Good communication doesn’t always require verbosity.
Communication is the lifeblood of getting an airliner from its origin the destination. Communication is essential in any crewed operational environment, whether on the water, air, or land. Let’s briefly talk about what good communication is and what it isn’t in the airline world.
Good communication between pilots shouldn’t be confused with chattiness. A willingness to talk about topics that are mutually interesting to everyone on the flight deck isn’t always a given. As is true outside of aviation, many pilots don’t share much in common with their colleagues and, accordingly, find it easier to pass the time quietly. Pilots don’t all fit into the same place on the same social spectrum, and some aviators prefer not to talk much. There certainly is no disrespect or lack of operational cohesiveness to this type of quieter flight deck, but rather two people who respect each other yet mutually enjoy their thoughts more than conversation.
Photo: British Airways
Strong communication in the flight deck is typified by a crew that knows which “triggers” during a flight constitute a briefing, checklist, or discussion. Obvious trigger points include closing the boarding door, commencing the before-start checklist, or nearing the top of the descent and completing the arrival briefing.
As pilots gain experience, they can tacitly understand when to speak up about operational matters not tied to checklists and formal flows. An example would be the flying pilot pointing out the weather in front of the aircraft and sharing their thoughts about a deviation course, such as flying left or right. Another example will be the pilot monitoring asking for continued descent on behalf of their flying colleague if they are coming up on an intermediate level-off when it is advantageous to keep descending.
Communication & SOPs
Communication is the foundation for standard operating procedures (SOPs). Part of every airline’s SOPs is verbalizing any change to the mode control panel (MCP). The MCP is located just below the glare shield on most modern airliners and is where pilots make inputs to control the autopilot.
When altitude, heading, or speed is changed, it’s the responsibility of the flying pilot who made the input to verbalize what they have done. The monitoring pilot must verify their actions, verbalize the change, and point out any contradictions between the desired outcome and the selection.
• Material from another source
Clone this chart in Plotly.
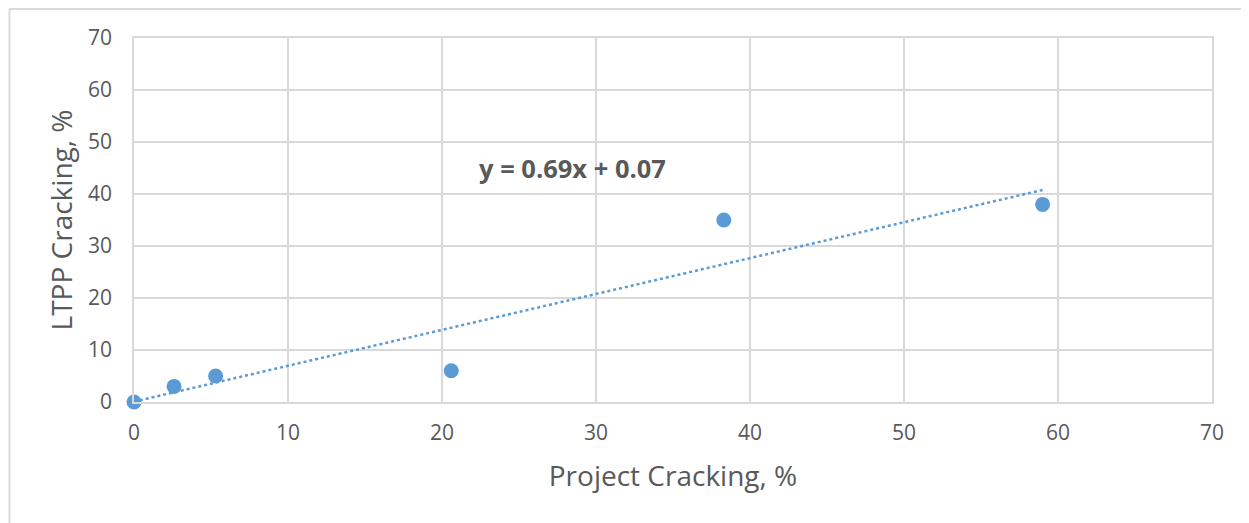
import plotly.graph_objects as go

# data
project_cracking = [0, 2.6, 5.3, 20.6, 38.3, 59.0]
ltpp_cracking = [0, 3, 5, 6, 35, 38]
slope = 0.69
intercept = 0.07
axis_ticks = [0, 10, 20, 30, 40, 50, 60, 70]

blue = '#5b9bd5'
grey_txt = '#595959'
grid = '#d9d9d9'
fnt = 'Open Sans, sans-serif'

trend_x = [min(project_cracking), max(project_cracking)]
trend_y = [slope * v + intercept for v in trend_x]

fig = go.Figure()
fig.add_trace(go.Scatter(x=trend_x, y=trend_y, mode='lines',
                         line=dict(color=blue, width=2.5, dash='dot'),
                         hoverinfo='skip', showlegend=False))
fig.add_trace(go.Scatter(x=project_cracking, y=ltpp_cracking, mode='markers',
                         marker=dict(color=blue, size=15), cliponaxis=False,
                         showlegend=False))

fig.add_annotation(x=28.5, y=45.0, xref='x', yref='y', showarrow=False,
                   text='<b>y = 0.69x + 0.07</b>',
                   font=dict(family=fnt, size=25.5, color=grey_txt))

# outer chart frame (left and top edges visible)
fig.add_shape(type='line', xref='paper', yref='paper',
              x0=-0.1155, x1=-0.1155, y0=1.0797, y1=-0.34,
              line=dict(color=grid, width=2))
fig.add_shape(type='line', xref='paper', yref='paper',
              x0=-0.1155, x1=1.04, y0=1.0797, y1=1.0797,
              line=dict(color=grid, width=2))

xdict = dict(range=[0, 70], tickvals=axis_ticks, showgrid=True, gridcolor=grid,
             gridwidth=1.5, zeroline=False, showline=True, mirror=True,
             linecolor=grid, linewidth=1.5, ticks='', ticklabelstandoff=11,
             tickfont=dict(family=fnt, size=21, color=grey_txt),
             title=dict(text='Project Cracking, %', standoff=21,
                        font=dict(family=fnt, size=28, color=grey_txt)))
ydict = dict(range=[0, 70], tickvals=axis_ticks, showgrid=True, gridcolor=grid,
             gridwidth=1.5, zeroline=False, showline=True, mirror=True,
             linecolor=grid, linewidth=1.5, ticks='', ticklabelstandoff=16,
             tickfont=dict(family=fnt, size=21, color=grey_txt),
             title=dict(text='LTPP Cracking, %', standoff=7,
                        font=dict(family=fnt, size=28, color=grey_txt)))

# page body adds an 8px offset, so the figure is 8px smaller and left/top margins shifted
fig.update_layout(xaxis=xdict, yaxis=ydict,
                  width=1241, height=515, autosize=False,
                  margin=dict(l=126, r=37, t=30, b=121),
                  plot_bgcolor='white', paper_bgcolor='white')

fig.write_html("out.html")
This flight deck communication is a technique, is an SOP, and is second nature to pilots who work in crewed environments.
Photo: British Airways
Good communication is most easily broken during stressful and quickly-developing situations. Approaching bad weather, last-minute runway assignment changes, or short taxis at busy airports are scenarios where flight deck communication can break down.
A rule of thumb that pilots know well is to slow down if it feels like essential statements are unheard by one’s colleague. All crew members have tasks to accomplish during busy operations, but briefings and SOPs still apply. When things feel rushed, good pilots step back and communicate their mutual plan for the task at hand.
It’s abundantly clear that communication is integral to the operational integrity of airlines. What’s less obvious is what good communication is. Rather than a strong bond between the pilots, good communication is understanding what must be said and the unscripted observations that are tacitly understood to be necessary. Communication doesn’t require friendship but rather respect, professionalism, and collegiality.